Speaker: Che-Wei Liu, University of Maryland
Presentation Title: Is It Better to Give Than to Receive? Leveraging Digital Social Connections for Healthy Behavior
Abstract: Motivating individuals to engage in healthy behavior has long persisted as a major challenge in society. Self-interest based financial incentives have been widely deployed, but there is an urgent need to improve their effectiveness. We investigate a new motivational incentive that is based on reciprocity and can be leveraged in conjunction with financial incentives to promote desirable behavior. We conducted a large randomized field experiment with over 1,700 pairs of users on a mobile social network platform. Individuals in our experiment receive a gift from their friends, and are asked to return this favor by participating in a challenge related to physical activity. We find that on average, reciprocity outperforms self-interest in motivating individuals to exercise more. More importantly, our results reveal that the magnitude of the reciprocity effect is contingent on the social closeness between the senders and the receivers. Interestingly, the social closeness has an inverted U-shaped influence on the reciprocity effect. The reciprocity effect is strongest when closeness is moderate, and wanes when closeness is either too strong or too weak. Compared to the widely used self-interest based financial incentives, our findings open a potentially more powerful venue for mechanism design in promoting healthy behavior. This mechanism can be implemented cost-effectively with improved precision for better outcomes using today’s ubiquitous digital social connections and wearable devices.

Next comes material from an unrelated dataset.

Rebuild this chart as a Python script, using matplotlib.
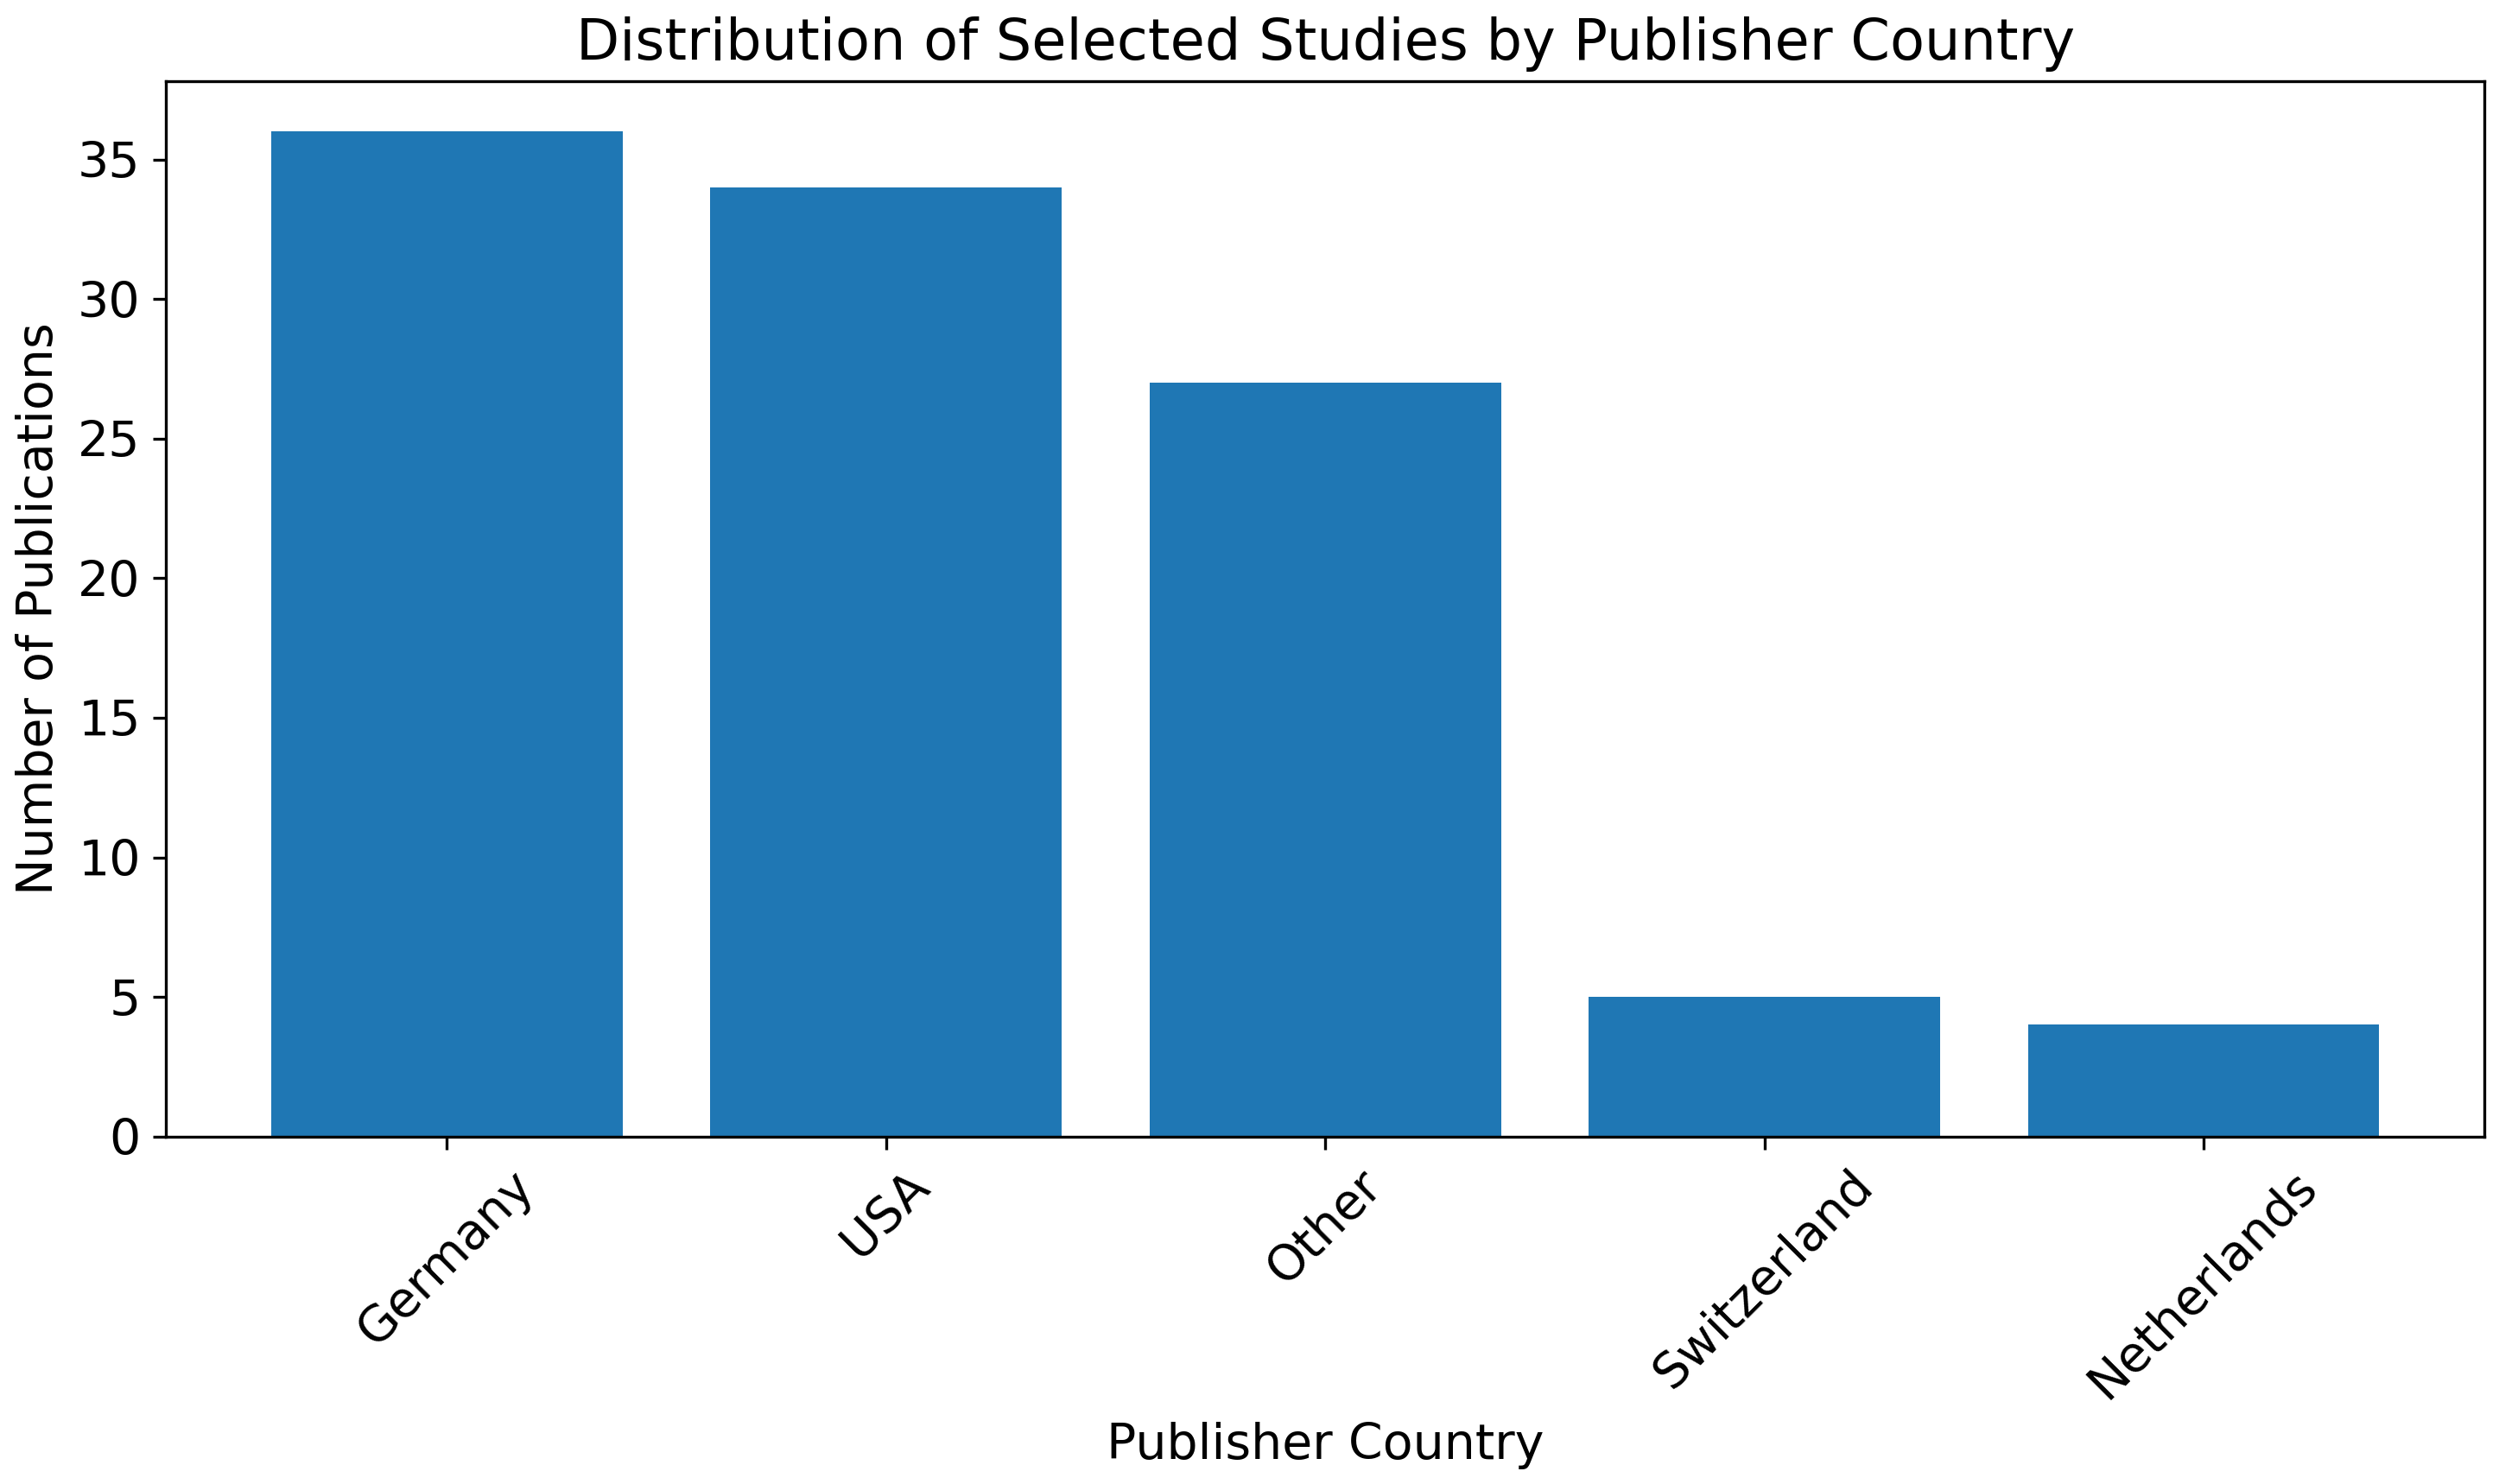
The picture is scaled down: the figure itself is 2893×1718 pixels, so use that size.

Bio: Che-Wei Liu is currently a doctoral candidate in the Decision, Operations and Information Technologies Department at the Robert H. Smith School of Business of the University of Maryland. His main research interests are Business Analytics, Mobile Health, and Business Value of IT. He is expected to graduate in May 2018. His research methodology lies in the intersections of various business analytics methods, including econometrics, social network analyses, field experiments, and lab experiments. He has presented his research at several premier conferences and workshops such as the International Conference on Information Systems (ICIS), Conference of Information Systems and Technology (CIST), Workshop on Information Technology and Systems (WITS), Workshop on Information Systems and Economics (WISE), International Conference for Smart Health (ICSH), China Summer Workshop on Information Management (CSWIM), and Annual Meeting of the Academy of Management (AOM). His research has been awarded the International Conference on Information Systems (ICIS) Best Paper runner-up and nominated for International Conference for Smart Health (ICSH) Best Paper award.